Still, the signs of an authentic engagement are present: a secluded voice; a dialogue of tangents, seemingly innocent of strategy; and a basket of little things: deference, vulnerability, need. Against the odds, a desire for this quality of contact, like the desire in photography to hold the moment, operates to suspend disbelief. One holds on, lured not so much by the voice as by one’s own expectations.

However, rather than intervene on our behalf, the artist extends the entrapment. At both ends of the tenure of the Mercer installation, suggestions to place the call are made publicly, on broadcast T.V., in magazines and via direct mail an announcements. For many respondents the context of the gallery will not be known. For these callers, the act of placing the call is included in a much larger context of solicitation and submission–the discourse of buy and sell as conducted in the mass media, using the terms of a personal relationship. Allure is the lubricant of the commercial world, used to move into our lives goods and services of no inherent empathetic capability. In the marketplace, the blurring of distinction between two orders of engagement (subject to subject, and subject to object), makes it possible to market material by activating our desire for the non-material.

Using these tactics, the artist, as broker of this particular, small exchange, has withheld her presence. In the gallery, the resurfaced doors represent vestigial evidence of the artist; out of the gallery, she offers no identifying mark. The respondent, in privacy, is free to consume, or attempt to consume, the delicious voice. Ultimately, however, there is nothing to get, have or take, and it is in this negative dimension that the artist finally asserts herself. Rather than slipping us a surrogate –a message, a product–she choreographs a hasty exit for her aural mannequin, leaving us with a void into which we can only drop our own voice. In extending ourselves to swallow a sensation, we surpass it and swallow the machine.

If the announce mode has engaged our credulity, the answer mode engages our critical awareness. Up to this point our power of assessment has attended to the credibility, sanity, identity of the telephone voice. Suddenly, the microphone thrust at the caller, an urgent appraisal of the means of delivery is required, raising questions concerning the ownership, mechanics and intentions of the machine. The technology at hand, prepared now to record our breathing, our hesitation, our response, for a concealed listener, is the same which seconds ago provided us with our own concealment. Once again, the terms of the pact with technology are being exacted .

On reflection, the embrace of the toothed technology is familiar, encountered on a daily basis in the form of equipment projecting human voice or image. The ubiquity of this humanness indicates needs greater than that of simple convenience or utility. It indicates an extensive conflation of our material and non-material needs, sponsored perhaps, by an unwillingness to know or identify things by any process other than self-reference. Our subjective response, considered a deep and private resource, has been tapped and dispersed, squandered by unscrupulous managers with our own naive consent.

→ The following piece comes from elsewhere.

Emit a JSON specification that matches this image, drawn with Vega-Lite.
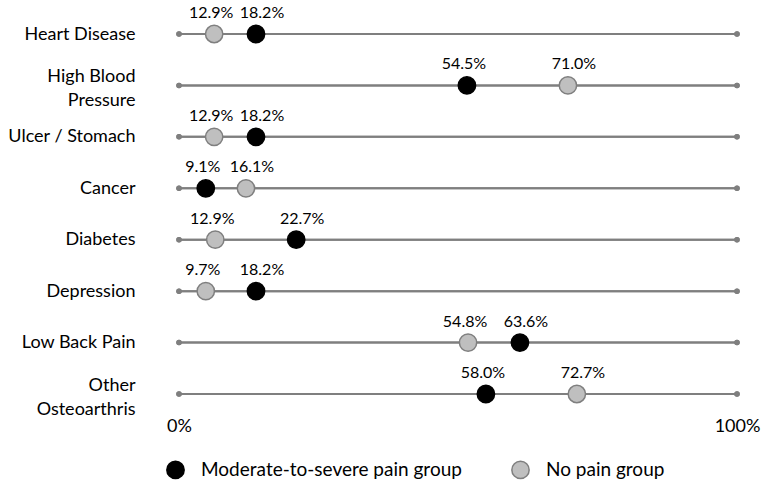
{
  "$schema": "https://vega.github.io/schema/vega-lite/v6.json",
  "autosize": {"type": "none"},
  "width": 558,
  "height": 360,
  "padding": {"left": 179, "top": 34, "right": 28, "bottom": 91},
  "background": "white",
  "config": {
    "view": {"stroke": null},
    "font": "Lato",
    "axis": {"labelFont": "Lato", "labelColor": "#000000"},
    "legend": {"labelFont": "Lato", "labelColor": "#000000"}
  },
  "data": {
    "values": [
      {"condition": "Heart Disease", "group": "No pain group", "value": 12.9, "label": "12.9%", "pos": 6.3},
      {"condition": "Heart Disease", "group": "Moderate-to-severe pain group", "value": 18.2, "label": "18.2%", "pos": 13.8},
      {"condition": "High Blood Pressure", "group": "Moderate-to-severe pain group", "value": 54.5, "label": "54.5%", "pos": 51.6},
      {"condition": "High Blood Pressure", "group": "No pain group", "value": 71.0, "label": "71.0%", "pos": 69.7},
      {"condition": "Ulcer / Stomach", "group": "No pain group", "value": 12.9, "label": "12.9%", "pos": 6.3},
      {"condition": "Ulcer / Stomach", "group": "Moderate-to-severe pain group", "value": 18.2, "label": "18.2%", "pos": 13.8},
      {"condition": "Cancer", "group": "Moderate-to-severe pain group", "value": 9.1, "label": "9.1%", "pos": 4.8},
      {"condition": "Cancer", "group": "No pain group", "value": 16.1, "label": "16.1%", "pos": 12.0},
      {"condition": "Diabetes", "group": "No pain group", "value": 12.9, "label": "12.9%", "pos": 6.5},
      {"condition": "Diabetes", "group": "Moderate-to-severe pain group", "value": 22.7, "label": "22.7%", "pos": 21.0},
      {"condition": "Depression", "group": "No pain group", "value": 9.7, "label": "9.7%", "pos": 4.8},
      {"condition": "Depression", "group": "Moderate-to-severe pain group", "value": 18.2, "label": "18.2%", "pos": 13.8},
      {"condition": "Low Back Pain", "group": "No pain group", "value": 54.8, "label": "54.8%", "pos": 51.8},
      {"condition": "Low Back Pain", "group": "Moderate-to-severe pain group", "value": 63.6, "label": "63.6%", "pos": 61.1},
      {"condition": "Other Osteoarthris", "group": "Moderate-to-severe pain group", "value": 58.0, "label": "58.0%", "pos": 55.0},
      {"condition": "Other Osteoarthris", "group": "No pain group", "value": 72.7, "label": "72.7%", "pos": 71.3}
    ]
  },
  "encoding": {
    "y": {
      "field": "condition",
      "type": "nominal",
      "sort": ["Heart Disease", "High Blood Pressure", "Ulcer / Stomach", "Cancer", "Diabetes", "Depression", "Low Back Pain", "Other Osteoarthris"],
      "scale": {"type": "point", "padding": 0},
      "axis": {
        "title": null,
        "domain": false,
        "ticks": false,
        "grid": false,
        "labelFontSize": 18,
        "labelPadding": 44,
        "labelLineHeight": 24,
        "labelLimit": 300,
        "labelOffset": {"condition": {"test": "datum.value == 'High Blood Pressure' || datum.value == 'Other Osteoarthris'", "value": -9}, "value": 0},
        "labelExpr": "datum.label == 'High Blood Pressure' ? ['High Blood', 'Pressure'] : datum.label == 'Other Osteoarthris' ? ['Other', 'Osteoarthris'] : datum.label"
      }
    }
  },
  "layer": [
    {
      "mark": {"type": "rule", "color": "#7f7f7f", "strokeWidth": 2},
      "encoding": {
        "x": {
          "datum": 0,
          "type": "quantitative",
          "scale": {"domain": [0, 100], "nice": false, "zero": false},
          "axis": {
            "title": null,
            "domain": false,
            "ticks": false,
            "grid": false,
            "values": [0, 100],
            "labelExpr": "datum.value + '%'",
            "labelFontSize": 18,
            "labelPadding": 23,
            "labelFlush": false
          }
        },
        "x2": {"datum": 100}
      }
    },
    {
      "mark": {"type": "circle", "color": "#7f7f7f", "size": 30, "opacity": 1},
      "encoding": {"x": {"datum": 0, "type": "quantitative"}}
    },
    {
      "mark": {"type": "circle", "color": "#7f7f7f", "size": 30, "opacity": 1},
      "encoding": {"x": {"datum": 100, "type": "quantitative"}}
    },
    {
      "mark": {"type": "circle", "size": 300, "opacity": 1, "strokeWidth": 1.5},
      "encoding": {
        "x": {"field": "pos", "type": "quantitative"},
        "fill": {
          "field": "group",
          "type": "nominal",
          "scale": {"domain": ["Moderate-to-severe pain group", "No pain group"], "range": ["#000000", "#bfbfbf"]},
          "legend": {
            "title": null,
            "orient": "none",
            "direction": "horizontal",
            "legendX": -13,
            "legendY": 426,
            "padding": 0,
            "symbolSize": 300,
            "symbolStrokeWidth": 1.5,
            "labelFontSize": 19,
            "labelOffset": 16,
            "labelLimit": 400,
            "columnPadding": 46,
            "symbolType": "circle"
          }
        },
        "stroke": {
          "field": "group",
          "type": "nominal",
          "scale": {"domain": ["Moderate-to-severe pain group", "No pain group"], "range": ["#000000", "#7f7f7f"]},
          "legend": {
            "title": null,
            "orient": "none",
            "direction": "horizontal",
            "legendX": -13,
            "legendY": 426,
            "padding": 0,
            "symbolSize": 300,
            "symbolStrokeWidth": 1.5,
            "labelFontSize": 19,
            "labelOffset": 16,
            "labelLimit": 400,
            "columnPadding": 46,
            "symbolType": "circle"
          }
        }
      }
    },
    {
      "transform": [
        {"window": [{"op": "rank", "as": "r"}], "sort": [{"field": "pos"}], "groupby": ["condition"]},
        {"filter": "datum.r == 1"}
      ],
      "mark": {"type": "text", "dy": -21, "dx": -3, "fontSize": 16, "color": "#000000", "font": "Lato"},
      "encoding": {
        "x": {"field": "pos", "type": "quantitative"},
        "text": {"field": "label", "type": "nominal"}
      }
    },
    {
      "transform": [
        {"window": [{"op": "rank", "as": "r"}], "sort": [{"field": "pos"}], "groupby": ["condition"]},
        {"filter": "datum.r == 2"}
      ],
      "mark": {"type": "text", "dy": -21, "dx": 6, "fontSize": 16, "color": "#000000", "font": "Lato"},
      "encoding": {
        "x": {"field": "pos", "type": "quantitative"},
        "text": {"field": "label", "type": "nominal"}
      }
    }
  ]
}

That the artist mimics this strategy so well must arouse our suspicion. Is she in fact as unscrupulous as those she would critique? Since nothing has been taken, we can’t accuse her of exploitation. But is this art, or just a clever ruse? Have we ended up the object of her contempt? The balance lies in the voice. In the absence of any substantial sign of the artist, the voice comes to represent her, the identity beneath the persona where director and actor converge. But even in the unity of roles there is no tendency toward authority. The voice fails to identify itself or state its intention. After a series of feints, it retires, having accomplished nothing but a pathetic manipulation of emotions. If this is the artist she doesn’t live up to our expectations and her hegemony doesn’t materialize. She isn’t conning us, she can’t guide us. Having invested everything in the voice, she and her callers arrive at an impasse. In matters of control and submission, it appears the artist is not exempt. In fact, one could interpret this as an admission–that we have all accepted the machine.